--- WHAT TO PRODUCE ---
Print the listing below in its entirety, character for character.
- - - -
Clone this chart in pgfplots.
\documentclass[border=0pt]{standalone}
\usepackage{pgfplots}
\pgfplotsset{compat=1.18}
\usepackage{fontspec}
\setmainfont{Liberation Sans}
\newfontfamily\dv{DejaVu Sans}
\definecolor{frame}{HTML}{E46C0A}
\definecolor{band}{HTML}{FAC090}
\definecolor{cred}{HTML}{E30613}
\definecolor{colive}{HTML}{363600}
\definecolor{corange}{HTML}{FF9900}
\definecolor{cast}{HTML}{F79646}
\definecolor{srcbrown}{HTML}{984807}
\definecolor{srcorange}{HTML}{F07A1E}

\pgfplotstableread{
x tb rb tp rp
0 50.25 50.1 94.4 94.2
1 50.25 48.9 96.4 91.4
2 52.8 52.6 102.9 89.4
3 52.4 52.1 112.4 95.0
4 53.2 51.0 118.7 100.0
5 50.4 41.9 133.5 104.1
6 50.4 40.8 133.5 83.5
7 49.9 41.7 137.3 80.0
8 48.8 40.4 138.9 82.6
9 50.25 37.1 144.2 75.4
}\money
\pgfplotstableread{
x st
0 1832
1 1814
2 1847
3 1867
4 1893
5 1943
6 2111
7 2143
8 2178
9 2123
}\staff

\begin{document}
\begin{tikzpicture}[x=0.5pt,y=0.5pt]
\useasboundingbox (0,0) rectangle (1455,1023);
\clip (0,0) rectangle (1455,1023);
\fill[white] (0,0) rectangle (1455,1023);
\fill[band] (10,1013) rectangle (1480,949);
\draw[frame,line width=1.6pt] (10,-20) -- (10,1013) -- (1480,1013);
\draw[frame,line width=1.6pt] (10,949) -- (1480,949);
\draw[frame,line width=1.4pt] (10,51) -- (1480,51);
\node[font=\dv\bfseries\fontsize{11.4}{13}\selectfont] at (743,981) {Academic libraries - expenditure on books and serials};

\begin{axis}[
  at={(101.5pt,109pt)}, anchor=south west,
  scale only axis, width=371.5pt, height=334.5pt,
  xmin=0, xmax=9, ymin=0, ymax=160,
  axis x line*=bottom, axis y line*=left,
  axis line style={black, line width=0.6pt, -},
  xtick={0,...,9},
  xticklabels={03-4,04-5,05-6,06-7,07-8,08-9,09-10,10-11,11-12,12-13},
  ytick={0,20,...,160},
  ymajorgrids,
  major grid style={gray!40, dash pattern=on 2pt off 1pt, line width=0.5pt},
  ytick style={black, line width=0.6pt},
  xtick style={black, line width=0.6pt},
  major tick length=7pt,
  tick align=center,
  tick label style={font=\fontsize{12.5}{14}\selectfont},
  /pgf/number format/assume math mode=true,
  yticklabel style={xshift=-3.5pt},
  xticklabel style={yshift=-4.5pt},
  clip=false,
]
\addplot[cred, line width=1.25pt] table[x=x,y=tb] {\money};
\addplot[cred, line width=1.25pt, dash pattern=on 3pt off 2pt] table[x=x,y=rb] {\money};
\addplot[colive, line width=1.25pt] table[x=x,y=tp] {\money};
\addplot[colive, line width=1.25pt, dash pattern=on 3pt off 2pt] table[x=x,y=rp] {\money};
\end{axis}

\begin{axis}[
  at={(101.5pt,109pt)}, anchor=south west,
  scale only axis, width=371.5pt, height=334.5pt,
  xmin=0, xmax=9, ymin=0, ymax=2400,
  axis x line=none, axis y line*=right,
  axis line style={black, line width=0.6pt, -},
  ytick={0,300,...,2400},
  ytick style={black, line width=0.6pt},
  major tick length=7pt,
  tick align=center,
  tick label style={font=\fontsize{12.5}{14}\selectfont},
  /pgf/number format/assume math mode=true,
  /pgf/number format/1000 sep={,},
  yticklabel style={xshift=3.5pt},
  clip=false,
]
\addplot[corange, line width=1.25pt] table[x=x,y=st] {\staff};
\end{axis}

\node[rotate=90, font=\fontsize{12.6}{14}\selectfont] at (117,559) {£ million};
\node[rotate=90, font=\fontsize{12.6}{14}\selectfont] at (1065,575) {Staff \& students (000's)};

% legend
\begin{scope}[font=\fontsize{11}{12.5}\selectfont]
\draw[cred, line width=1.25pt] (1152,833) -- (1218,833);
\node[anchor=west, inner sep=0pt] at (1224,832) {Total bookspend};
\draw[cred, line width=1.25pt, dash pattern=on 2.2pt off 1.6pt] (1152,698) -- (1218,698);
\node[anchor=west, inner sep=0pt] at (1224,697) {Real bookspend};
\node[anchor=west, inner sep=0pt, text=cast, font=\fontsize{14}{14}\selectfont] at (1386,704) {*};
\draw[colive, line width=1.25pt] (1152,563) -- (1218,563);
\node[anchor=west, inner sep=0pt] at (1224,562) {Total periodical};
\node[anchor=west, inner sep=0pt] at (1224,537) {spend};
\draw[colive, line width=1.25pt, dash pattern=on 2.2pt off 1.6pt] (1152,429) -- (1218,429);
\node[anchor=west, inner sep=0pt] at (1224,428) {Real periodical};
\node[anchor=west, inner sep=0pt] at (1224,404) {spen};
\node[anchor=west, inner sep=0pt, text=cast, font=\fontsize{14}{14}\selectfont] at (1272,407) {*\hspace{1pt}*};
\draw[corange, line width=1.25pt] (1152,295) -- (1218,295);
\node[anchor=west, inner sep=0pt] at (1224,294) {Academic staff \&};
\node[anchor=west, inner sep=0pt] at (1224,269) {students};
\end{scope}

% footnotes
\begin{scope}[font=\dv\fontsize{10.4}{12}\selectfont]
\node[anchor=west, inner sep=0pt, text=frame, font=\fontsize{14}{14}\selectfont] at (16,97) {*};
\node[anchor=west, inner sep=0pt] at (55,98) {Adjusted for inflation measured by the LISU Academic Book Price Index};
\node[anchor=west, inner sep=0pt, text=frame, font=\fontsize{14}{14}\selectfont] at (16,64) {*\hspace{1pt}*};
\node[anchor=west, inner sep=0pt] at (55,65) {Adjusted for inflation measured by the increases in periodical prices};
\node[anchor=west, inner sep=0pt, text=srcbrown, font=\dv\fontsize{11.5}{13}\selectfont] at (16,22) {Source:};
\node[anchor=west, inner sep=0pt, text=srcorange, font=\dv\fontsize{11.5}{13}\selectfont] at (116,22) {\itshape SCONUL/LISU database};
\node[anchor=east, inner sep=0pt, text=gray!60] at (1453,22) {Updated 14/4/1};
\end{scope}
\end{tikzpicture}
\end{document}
- - - -
--- SOLUTION TO THE PROBLEM ---
Clone this chart in pgfplots.
\documentclass[border=0pt]{standalone}
\usepackage{pgfplots}
\pgfplotsset{compat=1.18}
\usepackage{fontspec}
\setmainfont{Liberation Sans}
\newfontfamily\dv{DejaVu Sans}
\definecolor{frame}{HTML}{E46C0A}
\definecolor{band}{HTML}{FAC090}
\definecolor{cred}{HTML}{E30613}
\definecolor{colive}{HTML}{363600}
\definecolor{corange}{HTML}{FF9900}
\definecolor{cast}{HTML}{F79646}
\definecolor{srcbrown}{HTML}{984807}
\definecolor{srcorange}{HTML}{F07A1E}

\pgfplotstableread{
x tb rb tp rp
0 50.25 50.1 94.4 94.2
1 50.25 48.9 96.4 91.4
2 52.8 52.6 102.9 89.4
3 52.4 52.1 112.4 95.0
4 53.2 51.0 118.7 100.0
5 50.4 41.9 133.5 104.1
6 50.4 40.8 133.5 83.5
7 49.9 41.7 137.3 80.0
8 48.8 40.4 138.9 82.6
9 50.25 37.1 144.2 75.4
}\money
\pgfplotstableread{
x st
0 1832
1 1814
2 1847
3 1867
4 1893
5 1943
6 2111
7 2143
8 2178
9 2123
}\staff

\begin{document}
\begin{tikzpicture}[x=0.5pt,y=0.5pt]
\useasboundingbox (0,0) rectangle (1455,1023);
\clip (0,0) rectangle (1455,1023);
\fill[white] (0,0) rectangle (1455,1023);
\fill[band] (10,1013) rectangle (1480,949);
\draw[frame,line width=1.6pt] (10,-20) -- (10,1013) -- (1480,1013);
\draw[frame,line width=1.6pt] (10,949) -- (1480,949);
\draw[frame,line width=1.4pt] (10,51) -- (1480,51);
\node[font=\dv\bfseries\fontsize{11.4}{13}\selectfont] at (743,981) {Academic libraries - expenditure on books and serials};

\begin{axis}[
  at={(101.5pt,109pt)}, anchor=south west,
  scale only axis, width=371.5pt, height=334.5pt,
  xmin=0, xmax=9, ymin=0, ymax=160,
  axis x line*=bottom, axis y line*=left,
  axis line style={black, line width=0.6pt, -},
  xtick={0,...,9},
  xticklabels={03-4,04-5,05-6,06-7,07-8,08-9,09-10,10-11,11-12,12-13},
  ytick={0,20,...,160},
  ymajorgrids,
  major grid style={gray!40, dash pattern=on 2pt off 1pt, line width=0.5pt},
  ytick style={black, line width=0.6pt},
  xtick style={black, line width=0.6pt},
  major tick length=7pt,
  tick align=center,
  tick label style={font=\fontsize{12.5}{14}\selectfont},
  /pgf/number format/assume math mode=true,
  yticklabel style={xshift=-3.5pt},
  xticklabel style={yshift=-4.5pt},
  clip=false,
]
\addplot[cred, line width=1.25pt] table[x=x,y=tb] {\money};
\addplot[cred, line width=1.25pt, dash pattern=on 3pt off 2pt] table[x=x,y=rb] {\money};
\addplot[colive, line width=1.25pt] table[x=x,y=tp] {\money};
\addplot[colive, line width=1.25pt, dash pattern=on 3pt off 2pt] table[x=x,y=rp] {\money};
\end{axis}

\begin{axis}[
  at={(101.5pt,109pt)}, anchor=south west,
  scale only axis, width=371.5pt, height=334.5pt,
  xmin=0, xmax=9, ymin=0, ymax=2400,
  axis x line=none, axis y line*=right,
  axis line style={black, line width=0.6pt, -},
  ytick={0,300,...,2400},
  ytick style={black, line width=0.6pt},
  major tick length=7pt,
  tick align=center,
  tick label style={font=\fontsize{12.5}{14}\selectfont},
  /pgf/number format/assume math mode=true,
  /pgf/number format/1000 sep={,},
  yticklabel style={xshift=3.5pt},
  clip=false,
]
\addplot[corange, line width=1.25pt] table[x=x,y=st] {\staff};
\end{axis}

\node[rotate=90, font=\fontsize{12.6}{14}\selectfont] at (117,559) {£ million};
\node[rotate=90, font=\fontsize{12.6}{14}\selectfont] at (1065,575) {Staff \& students (000's)};

% legend
\begin{scope}[font=\fontsize{11}{12.5}\selectfont]
\draw[cred, line width=1.25pt] (1152,833) -- (1218,833);
\node[anchor=west, inner sep=0pt] at (1224,832) {Total bookspend};
\draw[cred, line width=1.25pt, dash pattern=on 2.2pt off 1.6pt] (1152,698) -- (1218,698);
\node[anchor=west, inner sep=0pt] at (1224,697) {Real bookspend};
\node[anchor=west, inner sep=0pt, text=cast, font=\fontsize{14}{14}\selectfont] at (1386,704) {*};
\draw[colive, line width=1.25pt] (1152,563) -- (1218,563);
\node[anchor=west, inner sep=0pt] at (1224,562) {Total periodical};
\node[anchor=west, inner sep=0pt] at (1224,537) {spend};
\draw[colive, line width=1.25pt, dash pattern=on 2.2pt off 1.6pt] (1152,429) -- (1218,429);
\node[anchor=west, inner sep=0pt] at (1224,428) {Real periodical};
\node[anchor=west, inner sep=0pt] at (1224,404) {spen};
\node[anchor=west, inner sep=0pt, text=cast, font=\fontsize{14}{14}\selectfont] at (1272,407) {*\hspace{1pt}*};
\draw[corange, line width=1.25pt] (1152,295) -- (1218,295);
\node[anchor=west, inner sep=0pt] at (1224,294) {Academic staff \&};
\node[anchor=west, inner sep=0pt] at (1224,269) {students};
\end{scope}

% footnotes
\begin{scope}[font=\dv\fontsize{10.4}{12}\selectfont]
\node[anchor=west, inner sep=0pt, text=frame, font=\fontsize{14}{14}\selectfont] at (16,97) {*};
\node[anchor=west, inner sep=0pt] at (55,98) {Adjusted for inflation measured by the LISU Academic Book Price Index};
\node[anchor=west, inner sep=0pt, text=frame, font=\fontsize{14}{14}\selectfont] at (16,64) {*\hspace{1pt}*};
\node[anchor=west, inner sep=0pt] at (55,65) {Adjusted for inflation measured by the increases in periodical prices};
\node[anchor=west, inner sep=0pt, text=srcbrown, font=\dv\fontsize{11.5}{13}\selectfont] at (16,22) {Source:};
\node[anchor=west, inner sep=0pt, text=srcorange, font=\dv\fontsize{11.5}{13}\selectfont] at (116,22) {\itshape SCONUL/LISU database};
\node[anchor=east, inner sep=0pt, text=gray!60] at (1453,22) {Updated 14/4/1};
\end{scope}
\end{tikzpicture}
\end{document}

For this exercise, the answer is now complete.